2. OEM vs ODM: which model fits your brand
OEM (Original Equipment Manufacturing) means you supply the design, drawings, BOM and specifications; the factory engineers for production and manufactures to your standard. This is the right model for established brands with in-house design.
ODM (Original Design Manufacturing) means the factory offers an existing catalog or co-develops new designs with you. It shortens time-to-market for private-label importers, retailers launching a house brand, or DTC startups without a full product team.
Most serious Vietnamese factories — Associate Yang Vietnam included — run both models in parallel, and can move a customer from ODM sampling into full OEM once volumes justify tooling investment.
3. US compliance you cannot skip
For nursery and children's furniture, compliance is non-negotiable and enforcement is aggressive. At minimum, budget for:
• ASTM F1169 (full-size cribs), F406 (non-full-size cribs, play yards), F2057 (clothing storage / anti-tip) and related standards.
• CPSIA lead and phthalate testing on paint, coatings and accessible substrates.
• CARB Phase 2 / TSCA Title VI certified panels (composite wood formaldehyde limits).
• Third-party CPSC-accepted laboratory testing (SGS, Bureau Veritas, Intertek, TÜV) with a valid Children's Product Certificate on file.
Ask any prospective factory for redacted historical test reports before your first PO. A supplier that cannot produce them within 48 hours is a supplier that has never shipped a compliant program.
4. Realistic lead times and MOQ
Sampling: 30–45 days from approved drawings, longer if new tooling or custom hardware is required.
Pilot run (100–300 units): 45–60 days after sample approval.
Mass production: typically 60–90 days FOB after PO confirmation, extended during Q3 pre-holiday peak. Add 25–35 days ocean transit to US West Coast, 35–45 to East Coast.
MOQ varies by category. A reasonable industry benchmark for nursery casegoods is 300–500 units per SKU per color; simpler chairs and tables can start at 100–200 units. At Associate Yang Vietnam, we can support low-volume pilot runs starting at 100–200 units for selected programs, making early-stage testing and private-label launches more accessible without forcing full container commitments.

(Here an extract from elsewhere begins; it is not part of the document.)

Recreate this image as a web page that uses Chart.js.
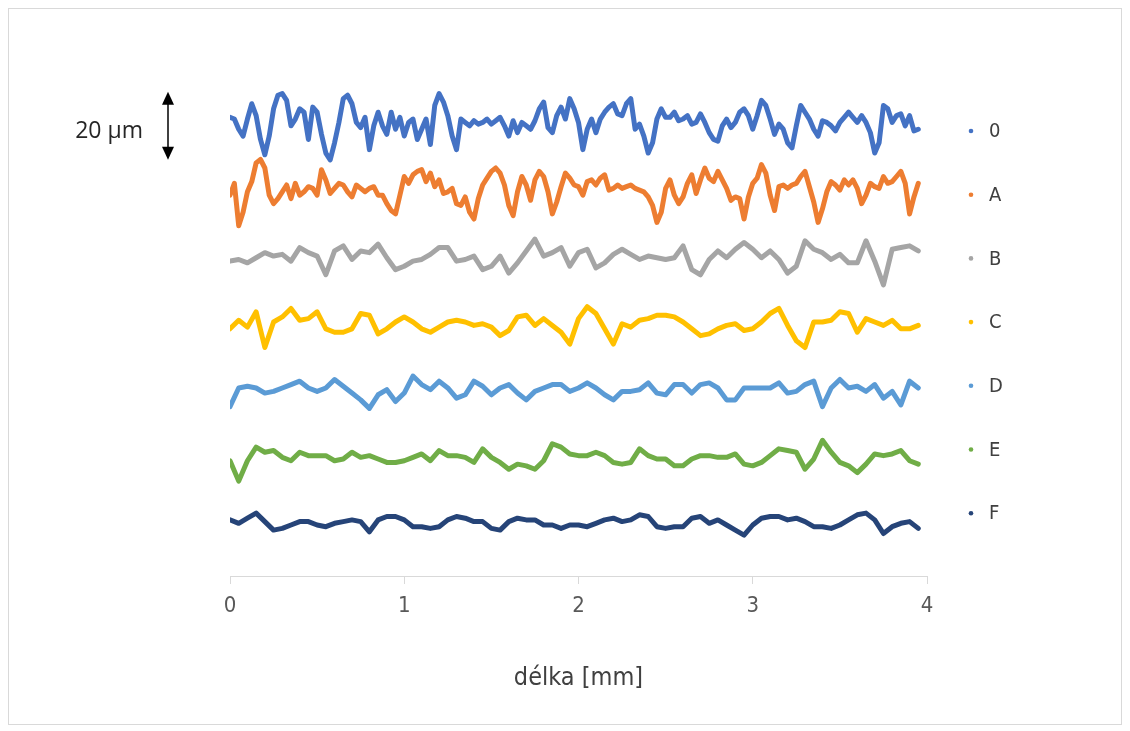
<!DOCTYPE html>
<html>
<head>
<meta charset="utf-8">
<script src="https://cdn.jsdelivr.net/npm/chart.js@4.4.1/dist/chart.umd.min.js"></script>
<style>
  html, body { margin: 0; padding: 0; background: #fff; }
  #frame { position: absolute; left: 8px; top: 8px; width: 1114px; height: 717px; border: 1px solid #d9d9d9; box-sizing: border-box; pointer-events: none; }
  canvas { position: absolute; left: 0; top: 0; }
</style>
</head>
<body>
<canvas id="chart" width="1130" height="731"></canvas>
<div id="frame"></div>
<script>
// Profile names and colours (Excel palette)
const seriesNames = ['0', 'A', 'B', 'C', 'D', 'E', 'F'];
const seriesColors = ['#4472C4', '#ED7D31', '#A5A5A5', '#FFC000', '#5B9BD5', '#70AD47', '#264478'];

// vertical offset of each profile on the plot [µm]
const seriesOffsets = [132.4, 113, 93.6, 74.2, 54.8, 35.4, 16];

// sampling step along the length [mm]
const stepFine = 0.025;   // profiles 0 and A
const stepCoarse = 0.05;  // profiles B..F

// roughness profiles, deviation from mean line [µm]
const profile0 = [
  2.5, 2, -1, -3, 2, 6.5, 3, -4, -8.5, -3,
  5, 9, 9.5, 7.5, 0, 2, 5, 4, -4, 5.5,
  4, -2.5, -8, -10, -5, 1, 8, 9, 6.5, 1,
  -0.5, 2.5, -7, 0, 4, 0, -2.5, 4, -1, 2.5,
  -3, 1, 2, -4, -1, 2, -5.5, 6, 9.5, 7,
  3, -3, -7, 2, 1, 0, 1.5, 0.5, 1, 2,
  0.5, 1.5, 2.5, 0, -3, 1.5, -2, 1, 0, -1,
  1.5, 5, 7, -0.5, -2, 3, 5.5, 2, 8, 5,
  1, -7, -1, 2, -2, 2, 4, 5.5, 6.5, 3.5,
  3, 6.5, 8, -1, 0.5, -3, -8, -5, 2, 5,
  2.5, 2.5, 4, 1.5, 2, 3, 0.5, 1, 3.5, 1,
  -2, -4, -4.5, 0, 2, -0.5, 1, 4, 5, 3,
  -1, 3, 7.5, 6, 2, -2.5, 0.5, -1, -5, -6.5,
  0, 6, 4, 2, -1, -3, 1.5, 1, 0, -1.5,
  1, 2.5, 4, 2.5, 1, 3, 1, -2, -8, -5,
  6, 5, 1, 3, 3.5, 0, 3, -1.5, -1
];
const profileA = [
  -1, 2.5, -10, -6, 0, 3, 8.5, 9.5, 7, -1,
  -3.5, -2, 0, 2, -2, 2.5, -1, 0, 1.5, 1,
  -1, 6.5, 3.5, -0.5, 1, 2.5, 2, 0, -1.5, 2,
  1, 0, 1, 1.5, -1, -1, -3.5, -5.5, -6.5, -1,
  4.5, 2.5, 5, 6, 6.5, 3, 5.5, 1.5, 3.5, -0.5,
  0, 1, -3.5, -4, -1.5, -6, -8, -2, 2, 4,
  6, 7, 5.5, 2, -4, -7, 0, 4.5, 2, -2.5,
  3.5, 6, 4.5, 0, -6.5, -3, 1.5, 5.5, 4, 2,
  1.5, -1, 3, 3.5, 2, 4, 5, 0.5, 1, 2,
  1, 1.5, 2, 1, 0.5, 0, -1.5, -4, -9, -6,
  1, 3.5, -1, -3.5, -1.5, 2.5, 5, -0.5, 3.5, 7,
  4, 3, 6, 3.5, 1, -2.5, -1.5, -2, -8, -1.5,
  2.5, 4, 8, 5.5, -1, -5.5, 1.5, 2, 1, 2,
  2.5, 4.5, 6, 1.5, -3, -9, -5, 0, 3, 2,
  0.5, 3.5, 2, 3.5, 1, -3.5, -1, 2.5, 1.5, 1,
  4.5, 2.5, 3, 4.5, 6, 2.5, -6.5, -1.5, 2.5
];
const profileB = [
  -1, -0.5, -1.5, 0, 1.5, 0.5, 1, -1, 3, 1.5,
  0.5, -5, 2, 3.5, -0.5, 2, 1.5, 4, 0, -3.5,
  -2.5, -1, -0.5, 1, 3, 3, -1, -0.5, 0.5, -3.5,
  -2.5, 0.5, -4.5, -1.5, 2, 5.5, 0.5, 1.5, 3, -2.5,
  1.5, 2.5, -3, -1.5, 1, 2.5, 1, -0.5, 0.5, 0,
  -0.5, 0, 3.5, -3.5, -5, -0.5, 2, 0, 2.5, 4.5,
  2.5, 0, 2, -0.5, -4.5, -2.5, 5, 2.5, 1.5, -0.5,
  1, -1.5, -1.5, 5, -1, -8, 2.5, 3, 3.5, 2
];
const profileC = [
  -1.5, 1, -1, 3.5, -7, 0.5, 2, 4.5, 1, 1.5,
  3.5, -1.5, -2.5, -2.5, -1.5, 3, 2.5, -3, -1.5, 0.5,
  2, 0.5, -1.5, -2.5, -1, 0.5, 1, 0.5, -0.5, 0,
  -1, -3.5, -2, 2, 2.5, -0.5, 1.5, -0.5, -2.5, -6,
  1.5, 5, 3, -1.5, -6, 0, -1, 1, 1.5, 2.5,
  2.5, 2, 0.5, -1.5, -3.5, -3, -1.5, -0.5, 0, -2,
  -1.5, 0.5, 3, 4.5, -0.5, -5, -7, 0.5, 0.5, 1,
  3.5, 3, -2.5, 1.5, 0.5, -0.5, 1, -1.5, -1.5, -0.5
];
const profileD = [
  -5, 0.5, 1, 0.5, -1, -0.5, 0.5, 1.5, 2.5, 0.5,
  -0.5, 0.5, 3, 1, -1, -3, -5.5, -1.5, 0, -3.5,
  -1, 4, 1.5, 0, 2.5, 0.5, -2.5, -1.5, 2.5, 1,
  -1.5, 0.5, 1.5, -1, -3, -0.5, 0.5, 1.5, 1.5, -0.5,
  0.5, 2, 0.5, -1.5, -3, -0.5, -0.5, 0, 2, -1,
  -1.5, 1.5, 1.5, -1, 1.5, 2, 0.5, -3, -3, 0.5,
  0.5, 0.5, 0.5, 2, -1, -0.5, 1.5, 2.5, -5, 0.5,
  3, 0.5, 1, -0.5, 1.5, -2.5, -0.5, -4.5, 2.5, 0.5
];
const profileE = [
  -1.5, -7.5, -1.5, 2.5, 1, 1.5, -0.5, -1.5, 1, 0,
  0, 0, -1.5, -1, 1, -0.5, 0, -1, -2, -2,
  -1.5, -0.5, 0.5, -1.5, 1.5, 0, 0, -0.5, -2, 2,
  -0.5, -2, -4, -2.5, -3, -4, -1.5, 3.5, 2.5, 0.5,
  0, 0, 1, 0, -2, -2.5, -2, 2, 0, -1,
  -1, -3, -3, -1, 0, 0, -0.5, -0.5, 0.5, -2.5,
  -3, -2, 0, 2, 1.5, 1, -4, -1, 4.5, 1,
  -2, -3, -5, -2.5, 0.5, 0, 0.5, 1.5, -1.5, -2.5
];
const profileF = [
  0.5, -0.5, 1, 2.5, 0, -2.5, -2, -1, 0, 0,
  -1, -1.5, -0.5, 0, 0.5, 0, -3, 0.5, 1.5, 1.5,
  0.5, -1.5, -1.5, -2, -1.5, 0.5, 1.5, 1, 0, 0,
  -2, -2.5, 0, 1, 0.5, 0.5, -1, -1, -2, -1,
  -1, -1.5, -0.5, 0.5, 1, 0, 0.5, 2, 1.5, -1.5,
  -2, -1.5, -1.5, 1, 1.5, -0.5, 0.5, -1, -2.5, -4,
  -1, 1, 1.5, 1.5, 0.5, 1, 0, -1.5, -1.5, -2,
  -1, 0.5, 2, 2.5, 0.5, -3.5, -1.5, -0.5, 0, -2
];

const profiles = [profile0, profileA, profileB, profileC, profileD, profileE, profileF];
const steps = [stepFine, stepFine, stepCoarse, stepCoarse, stepCoarse, stepCoarse, stepCoarse];

// x axis ticks [mm]
const xTicks = [0, 1, 2, 3, 4];
const xTitle = 'délka [mm]';

// scale bar
const scaleBarLength = 20; // µm
const scaleBarLabel = '20 µm';

const textFont = '"Liberation Sans Narrow", "DejaVu Sans Condensed", sans-serif';

// turn a profile into {x, y} points, shifted to its level on the plot
function toPoints(values, step, offset) {
  return values.map((v, i) => ({ x: Math.round(i * step * 1000) / 1000, y: offset + v }));
}

const datasets = profiles.map((values, i) => ({
  label: seriesNames[i],
  data: toPoints(values, steps[i], seriesOffsets[i]),
  borderColor: seriesColors[i],
  backgroundColor: seriesColors[i],
  borderWidth: 5,
  borderJoinStyle: 'round',
  borderCapStyle: 'round',
  pointRadius: 0,
  tension: 0,
  fill: false
}));

// scale bar on the left and legend on the right
const overlayPlugin = {
  id: 'overlay',
  afterDraw(chart) {
    const { ctx, scales: { y } } = chart;
    ctx.save();

    // arrow showing 20 µm
    const ax = 168;
    const yTop = y.getPixelForValue(seriesOffsets[0] + scaleBarLength / 2);
    const yBot = y.getPixelForValue(seriesOffsets[0] - scaleBarLength / 2);
    ctx.strokeStyle = '#000';
    ctx.fillStyle = '#000';
    ctx.lineWidth = 1.5;
    ctx.beginPath();
    ctx.moveTo(ax, yTop + 10);
    ctx.lineTo(ax, yBot - 10);
    ctx.stroke();
    ctx.beginPath();
    ctx.moveTo(ax, yTop);
    ctx.lineTo(ax - 6, yTop + 13);
    ctx.lineTo(ax + 6, yTop + 13);
    ctx.closePath();
    ctx.fill();
    ctx.beginPath();
    ctx.moveTo(ax, yBot);
    ctx.lineTo(ax - 6, yBot - 13);
    ctx.lineTo(ax + 6, yBot - 13);
    ctx.closePath();
    ctx.fill();

    ctx.fillStyle = '#262626';
    ctx.font = '23px "Open Sans", sans-serif';
    ctx.textAlign = 'right';
    ctx.textBaseline = 'middle';
    ctx.fillText(scaleBarLabel, 143, (yTop + yBot) / 2 + 6);

    // legend
    ctx.font = '20px ' + textFont;
    ctx.textAlign = 'left';
    chart.data.datasets.forEach((ds, i) => {
      const ly = 131 + i * 63.7;
      ctx.fillStyle = ds.borderColor;
      ctx.beginPath();
      ctx.arc(971, ly, 2.3, 0, Math.PI * 2);
      ctx.fill();
      ctx.fillStyle = '#404040';
      ctx.fillText(ds.label, 989, ly + 1);
    });
    ctx.restore();
  }
};

new Chart(document.getElementById('chart'), {
  type: 'line',
  data: { datasets },
  plugins: [overlayPlugin],
  options: {
    responsive: false,
    animation: false,
    devicePixelRatio: 1,
    layout: { padding: { left: 230, right: 203, top: 66, bottom: 38 } },
    plugins: {
      legend: { display: false },
      tooltip: { enabled: false }
    },
    scales: {
      x: {
        type: 'linear',
        min: 0,
        max: 4,
        afterBuildTicks: (scale) => { scale.ticks = xTicks.map(v => ({ value: v })); },
        afterFit: (scale) => { scale.height = 117; },
        ticks: {
          color: '#595959',
          font: { family: textFont, size: 22 },
          padding: 9
        },
        grid: {
          drawOnChartArea: false,
          drawTicks: true,
          tickLength: 8,
          color: '#d9d9d9'
        },
        border: { display: true, color: '#d9d9d9', width: 1 },
        title: {
          display: true,
          text: xTitle,
          color: '#404040',
          font: { family: textFont, size: 25 },
          padding: { top: 0, bottom: 0 }
        }
      },
      y: {
        type: 'linear',
        min: 0,
        max: 150,
        display: false
      }
    }
  }
});
</script>
</body>
</html>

5. Factory audit checklist
Before placing a first order, walk (or video-tour) the plant and confirm:
• Ownership and management — is there consistent leadership, or does the site rotate through subcontractors?
• In-house capability — CNC, edge banding, drilling, sanding, finishing and packing on one campus is a much stronger signal than fragmented workshops.
• Moisture control — kiln-drying capacity and MC meters in use on the floor (target 8–12% for US-bound product).
• Finishing environment — dedicated coating booths, proper respirators (not surgical masks), and low-VOC coating inventory.
• Documentation — trilingual (EN/ZH/VI) SOPs, an AQL-based inspection plan, and a defect classification manual.
• Social compliance — BSCI, Sedex or SMETA audits on file if you sell into major US retail.
6. How Vietnamese factory pricing works
Landed cost breaks down into materials (45–60%), labor (10–15%), overhead & finishing (10–15%), packaging (5–8%), and margin (10–15%). Lumber prices — especially rubberwood, acacia and imported oak — are the dominant variable and move quarterly.
Ask for quotes broken down by component, not just FOB per unit. This makes it easier to value-engineer collections (swapping solid wood for engineered panels on non-visible parts, for example) without renegotiating the entire program.
7. What to send when you request a quote
To get a serious response inside a week, send: (1) product drawings or reference images with dimensions, (2) target FOB price and annual volume, (3) required certifications and target market, (4) packaging preference (KD flat-pack vs assembled) and (5) preferred shipping window.
Vague RFQs get vague quotes. Specific RFQs get engineering feedback, honest pricing, and — if the fit is right — a sample within six weeks.